## THE REQUEST
In the records below, find the line with "Emit a web page" and the line with "const annY = [0.962, 0.906, 0.925, 0.706, 0.610, 0.376];"; return exactly those lines and every line between them.

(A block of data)
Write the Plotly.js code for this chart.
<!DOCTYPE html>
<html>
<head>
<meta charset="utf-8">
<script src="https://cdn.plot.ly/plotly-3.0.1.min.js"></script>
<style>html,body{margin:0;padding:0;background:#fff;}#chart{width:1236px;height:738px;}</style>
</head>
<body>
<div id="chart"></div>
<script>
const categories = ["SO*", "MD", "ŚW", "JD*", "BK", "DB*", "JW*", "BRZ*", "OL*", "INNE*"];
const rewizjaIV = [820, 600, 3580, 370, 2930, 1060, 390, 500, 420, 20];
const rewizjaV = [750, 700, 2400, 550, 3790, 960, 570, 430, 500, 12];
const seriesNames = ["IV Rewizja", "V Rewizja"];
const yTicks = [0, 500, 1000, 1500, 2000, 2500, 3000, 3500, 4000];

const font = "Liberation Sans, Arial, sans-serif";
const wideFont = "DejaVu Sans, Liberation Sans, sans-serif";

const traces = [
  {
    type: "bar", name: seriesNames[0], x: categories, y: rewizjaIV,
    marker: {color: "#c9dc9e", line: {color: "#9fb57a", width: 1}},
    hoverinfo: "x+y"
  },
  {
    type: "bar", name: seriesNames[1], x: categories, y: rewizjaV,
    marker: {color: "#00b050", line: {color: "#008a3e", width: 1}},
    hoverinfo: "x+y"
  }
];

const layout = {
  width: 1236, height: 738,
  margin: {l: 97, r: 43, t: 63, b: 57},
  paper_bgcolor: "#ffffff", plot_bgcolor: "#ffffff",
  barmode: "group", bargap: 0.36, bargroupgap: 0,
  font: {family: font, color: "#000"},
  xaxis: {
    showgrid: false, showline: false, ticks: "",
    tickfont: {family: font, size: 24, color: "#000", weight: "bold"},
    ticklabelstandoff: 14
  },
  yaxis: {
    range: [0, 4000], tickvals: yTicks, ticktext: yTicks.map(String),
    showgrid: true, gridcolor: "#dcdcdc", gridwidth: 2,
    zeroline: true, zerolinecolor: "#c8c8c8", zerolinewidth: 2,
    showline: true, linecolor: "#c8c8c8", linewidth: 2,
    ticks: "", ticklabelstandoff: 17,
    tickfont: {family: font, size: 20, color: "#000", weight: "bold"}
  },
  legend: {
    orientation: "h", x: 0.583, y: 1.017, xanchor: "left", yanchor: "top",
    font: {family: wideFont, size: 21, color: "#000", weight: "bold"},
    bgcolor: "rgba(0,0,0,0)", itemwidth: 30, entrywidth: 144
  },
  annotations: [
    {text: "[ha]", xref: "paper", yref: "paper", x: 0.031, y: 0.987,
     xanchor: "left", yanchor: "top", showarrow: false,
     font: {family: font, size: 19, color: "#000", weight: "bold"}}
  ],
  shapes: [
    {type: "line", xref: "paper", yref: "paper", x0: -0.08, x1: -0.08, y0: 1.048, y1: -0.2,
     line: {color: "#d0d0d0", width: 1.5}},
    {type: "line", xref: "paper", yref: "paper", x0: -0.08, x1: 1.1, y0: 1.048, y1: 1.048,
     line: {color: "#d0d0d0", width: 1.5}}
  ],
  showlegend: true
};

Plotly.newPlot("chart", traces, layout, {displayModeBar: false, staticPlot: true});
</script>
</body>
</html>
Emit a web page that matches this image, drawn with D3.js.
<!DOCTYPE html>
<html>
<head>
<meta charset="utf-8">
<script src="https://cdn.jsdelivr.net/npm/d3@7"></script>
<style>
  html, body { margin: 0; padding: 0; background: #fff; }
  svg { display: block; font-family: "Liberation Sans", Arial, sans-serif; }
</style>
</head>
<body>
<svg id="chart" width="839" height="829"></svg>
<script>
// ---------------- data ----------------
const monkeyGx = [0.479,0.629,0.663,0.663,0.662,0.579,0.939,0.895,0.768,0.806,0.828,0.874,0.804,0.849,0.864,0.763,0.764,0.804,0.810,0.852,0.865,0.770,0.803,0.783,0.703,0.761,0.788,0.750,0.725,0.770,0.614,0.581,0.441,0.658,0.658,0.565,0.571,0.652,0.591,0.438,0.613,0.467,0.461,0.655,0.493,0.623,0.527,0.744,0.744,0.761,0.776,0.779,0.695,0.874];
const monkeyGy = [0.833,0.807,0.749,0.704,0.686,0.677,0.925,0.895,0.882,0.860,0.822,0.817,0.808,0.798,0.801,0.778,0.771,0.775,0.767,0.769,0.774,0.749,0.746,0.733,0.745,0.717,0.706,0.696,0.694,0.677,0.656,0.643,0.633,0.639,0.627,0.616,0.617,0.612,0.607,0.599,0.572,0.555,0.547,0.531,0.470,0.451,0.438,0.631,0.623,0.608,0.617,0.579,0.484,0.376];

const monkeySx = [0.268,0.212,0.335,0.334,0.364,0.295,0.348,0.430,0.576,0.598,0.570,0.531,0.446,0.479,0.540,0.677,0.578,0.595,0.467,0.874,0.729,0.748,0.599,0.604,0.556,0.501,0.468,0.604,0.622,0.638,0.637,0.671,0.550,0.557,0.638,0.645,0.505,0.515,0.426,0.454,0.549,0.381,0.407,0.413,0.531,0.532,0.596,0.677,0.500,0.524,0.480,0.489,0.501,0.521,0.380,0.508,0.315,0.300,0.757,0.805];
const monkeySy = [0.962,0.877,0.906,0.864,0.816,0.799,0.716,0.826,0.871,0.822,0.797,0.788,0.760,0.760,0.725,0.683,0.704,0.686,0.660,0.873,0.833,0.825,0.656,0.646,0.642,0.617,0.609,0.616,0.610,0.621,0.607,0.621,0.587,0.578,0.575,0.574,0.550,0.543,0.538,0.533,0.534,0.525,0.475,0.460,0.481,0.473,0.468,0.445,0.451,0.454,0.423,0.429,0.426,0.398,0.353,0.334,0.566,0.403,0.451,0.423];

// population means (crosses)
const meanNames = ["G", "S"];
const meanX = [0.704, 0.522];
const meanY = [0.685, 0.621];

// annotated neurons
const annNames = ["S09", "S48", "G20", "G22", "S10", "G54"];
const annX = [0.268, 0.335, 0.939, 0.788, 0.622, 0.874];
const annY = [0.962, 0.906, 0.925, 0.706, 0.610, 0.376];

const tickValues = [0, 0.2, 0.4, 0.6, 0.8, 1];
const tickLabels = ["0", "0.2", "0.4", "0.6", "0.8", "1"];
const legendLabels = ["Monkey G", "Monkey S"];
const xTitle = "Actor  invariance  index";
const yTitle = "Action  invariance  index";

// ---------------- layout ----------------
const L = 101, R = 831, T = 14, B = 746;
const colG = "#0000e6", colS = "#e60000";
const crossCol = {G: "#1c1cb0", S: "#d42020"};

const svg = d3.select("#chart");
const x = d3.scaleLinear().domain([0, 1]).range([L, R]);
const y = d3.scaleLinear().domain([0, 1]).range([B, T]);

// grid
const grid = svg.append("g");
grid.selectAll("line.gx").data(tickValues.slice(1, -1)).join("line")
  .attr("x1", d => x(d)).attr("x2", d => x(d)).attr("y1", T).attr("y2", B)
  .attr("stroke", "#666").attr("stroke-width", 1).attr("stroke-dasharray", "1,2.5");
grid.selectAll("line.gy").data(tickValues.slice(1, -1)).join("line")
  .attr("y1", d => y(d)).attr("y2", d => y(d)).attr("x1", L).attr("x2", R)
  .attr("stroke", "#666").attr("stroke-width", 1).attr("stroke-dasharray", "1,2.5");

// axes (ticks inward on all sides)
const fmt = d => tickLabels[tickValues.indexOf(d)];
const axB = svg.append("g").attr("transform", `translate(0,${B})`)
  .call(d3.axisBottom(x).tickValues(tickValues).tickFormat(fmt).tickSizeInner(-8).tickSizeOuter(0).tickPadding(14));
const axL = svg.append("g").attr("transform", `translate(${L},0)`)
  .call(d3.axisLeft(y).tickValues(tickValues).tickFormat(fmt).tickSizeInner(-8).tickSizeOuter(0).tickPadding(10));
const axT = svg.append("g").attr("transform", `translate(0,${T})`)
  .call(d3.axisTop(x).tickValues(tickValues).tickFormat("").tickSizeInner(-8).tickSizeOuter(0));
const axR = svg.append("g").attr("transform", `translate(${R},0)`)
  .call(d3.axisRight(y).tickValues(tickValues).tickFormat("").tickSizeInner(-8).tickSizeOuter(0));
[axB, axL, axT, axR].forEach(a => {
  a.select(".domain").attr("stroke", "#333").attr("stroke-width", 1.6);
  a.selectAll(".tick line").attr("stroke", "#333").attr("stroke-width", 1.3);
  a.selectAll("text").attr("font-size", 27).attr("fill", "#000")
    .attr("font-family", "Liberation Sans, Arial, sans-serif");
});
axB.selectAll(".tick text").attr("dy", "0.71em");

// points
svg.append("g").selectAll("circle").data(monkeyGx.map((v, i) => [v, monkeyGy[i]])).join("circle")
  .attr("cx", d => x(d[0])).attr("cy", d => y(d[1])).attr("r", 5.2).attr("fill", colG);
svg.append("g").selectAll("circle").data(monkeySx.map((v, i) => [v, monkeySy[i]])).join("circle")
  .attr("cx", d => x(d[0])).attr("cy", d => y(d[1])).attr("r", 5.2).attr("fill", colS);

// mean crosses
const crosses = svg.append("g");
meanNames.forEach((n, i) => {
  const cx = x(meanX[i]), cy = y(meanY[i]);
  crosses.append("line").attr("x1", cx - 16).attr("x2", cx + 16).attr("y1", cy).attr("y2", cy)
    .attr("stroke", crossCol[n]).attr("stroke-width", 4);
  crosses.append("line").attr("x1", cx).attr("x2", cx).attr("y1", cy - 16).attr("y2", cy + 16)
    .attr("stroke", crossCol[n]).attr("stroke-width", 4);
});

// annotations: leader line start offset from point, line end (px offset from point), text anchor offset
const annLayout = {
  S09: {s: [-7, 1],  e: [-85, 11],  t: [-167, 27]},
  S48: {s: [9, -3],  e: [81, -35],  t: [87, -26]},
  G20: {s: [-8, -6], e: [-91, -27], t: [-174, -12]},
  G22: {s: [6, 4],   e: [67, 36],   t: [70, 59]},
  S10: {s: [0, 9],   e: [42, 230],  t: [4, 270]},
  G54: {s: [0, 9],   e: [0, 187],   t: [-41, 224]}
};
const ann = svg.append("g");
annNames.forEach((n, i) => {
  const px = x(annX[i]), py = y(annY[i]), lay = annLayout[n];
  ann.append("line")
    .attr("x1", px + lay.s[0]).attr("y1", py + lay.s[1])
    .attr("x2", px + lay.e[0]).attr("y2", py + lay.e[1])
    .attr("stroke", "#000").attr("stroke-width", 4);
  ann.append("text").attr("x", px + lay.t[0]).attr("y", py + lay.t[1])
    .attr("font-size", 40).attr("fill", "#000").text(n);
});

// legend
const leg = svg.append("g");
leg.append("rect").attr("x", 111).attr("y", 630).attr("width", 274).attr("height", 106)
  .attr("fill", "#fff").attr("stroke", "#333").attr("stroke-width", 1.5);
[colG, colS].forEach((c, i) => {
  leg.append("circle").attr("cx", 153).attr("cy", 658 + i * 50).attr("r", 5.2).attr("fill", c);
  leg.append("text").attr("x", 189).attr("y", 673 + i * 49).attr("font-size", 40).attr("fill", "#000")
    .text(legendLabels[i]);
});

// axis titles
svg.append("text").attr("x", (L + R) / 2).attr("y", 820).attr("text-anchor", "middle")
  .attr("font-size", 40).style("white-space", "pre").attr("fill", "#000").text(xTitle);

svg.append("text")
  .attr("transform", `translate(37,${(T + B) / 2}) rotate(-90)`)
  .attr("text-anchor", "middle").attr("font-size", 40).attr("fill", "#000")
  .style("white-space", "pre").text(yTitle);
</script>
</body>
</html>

## EXPECTED OUTPUT
Emit a web page that matches this image, drawn with D3.js.
<!DOCTYPE html>
<html>
<head>
<meta charset="utf-8">
<script src="https://cdn.jsdelivr.net/npm/d3@7"></script>
<style>
  html, body { margin: 0; padding: 0; background: #fff; }
  svg { display: block; font-family: "Liberation Sans", Arial, sans-serif; }
</style>
</head>
<body>
<svg id="chart" width="839" height="829"></svg>
<script>
// ---------------- data ----------------
const monkeyGx = [0.479,0.629,0.663,0.663,0.662,0.579,0.939,0.895,0.768,0.806,0.828,0.874,0.804,0.849,0.864,0.763,0.764,0.804,0.810,0.852,0.865,0.770,0.803,0.783,0.703,0.761,0.788,0.750,0.725,0.770,0.614,0.581,0.441,0.658,0.658,0.565,0.571,0.652,0.591,0.438,0.613,0.467,0.461,0.655,0.493,0.623,0.527,0.744,0.744,0.761,0.776,0.779,0.695,0.874];
const monkeyGy = [0.833,0.807,0.749,0.704,0.686,0.677,0.925,0.895,0.882,0.860,0.822,0.817,0.808,0.798,0.801,0.778,0.771,0.775,0.767,0.769,0.774,0.749,0.746,0.733,0.745,0.717,0.706,0.696,0.694,0.677,0.656,0.643,0.633,0.639,0.627,0.616,0.617,0.612,0.607,0.599,0.572,0.555,0.547,0.531,0.470,0.451,0.438,0.631,0.623,0.608,0.617,0.579,0.484,0.376];

const monkeySx = [0.268,0.212,0.335,0.334,0.364,0.295,0.348,0.430,0.576,0.598,0.570,0.531,0.446,0.479,0.540,0.677,0.578,0.595,0.467,0.874,0.729,0.748,0.599,0.604,0.556,0.501,0.468,0.604,0.622,0.638,0.637,0.671,0.550,0.557,0.638,0.645,0.505,0.515,0.426,0.454,0.549,0.381,0.407,0.413,0.531,0.532,0.596,0.677,0.500,0.524,0.480,0.489,0.501,0.521,0.380,0.508,0.315,0.300,0.757,0.805];
const monkeySy = [0.962,0.877,0.906,0.864,0.816,0.799,0.716,0.826,0.871,0.822,0.797,0.788,0.760,0.760,0.725,0.683,0.704,0.686,0.660,0.873,0.833,0.825,0.656,0.646,0.642,0.617,0.609,0.616,0.610,0.621,0.607,0.621,0.587,0.578,0.575,0.574,0.550,0.543,0.538,0.533,0.534,0.525,0.475,0.460,0.481,0.473,0.468,0.445,0.451,0.454,0.423,0.429,0.426,0.398,0.353,0.334,0.566,0.403,0.451,0.423];

// population means (crosses)
const meanNames = ["G", "S"];
const meanX = [0.704, 0.522];
const meanY = [0.685, 0.621];

// annotated neurons
const annNames = ["S09", "S48", "G20", "G22", "S10", "G54"];
const annX = [0.268, 0.335, 0.939, 0.788, 0.622, 0.874];
const annY = [0.962, 0.906, 0.925, 0.706, 0.610, 0.376];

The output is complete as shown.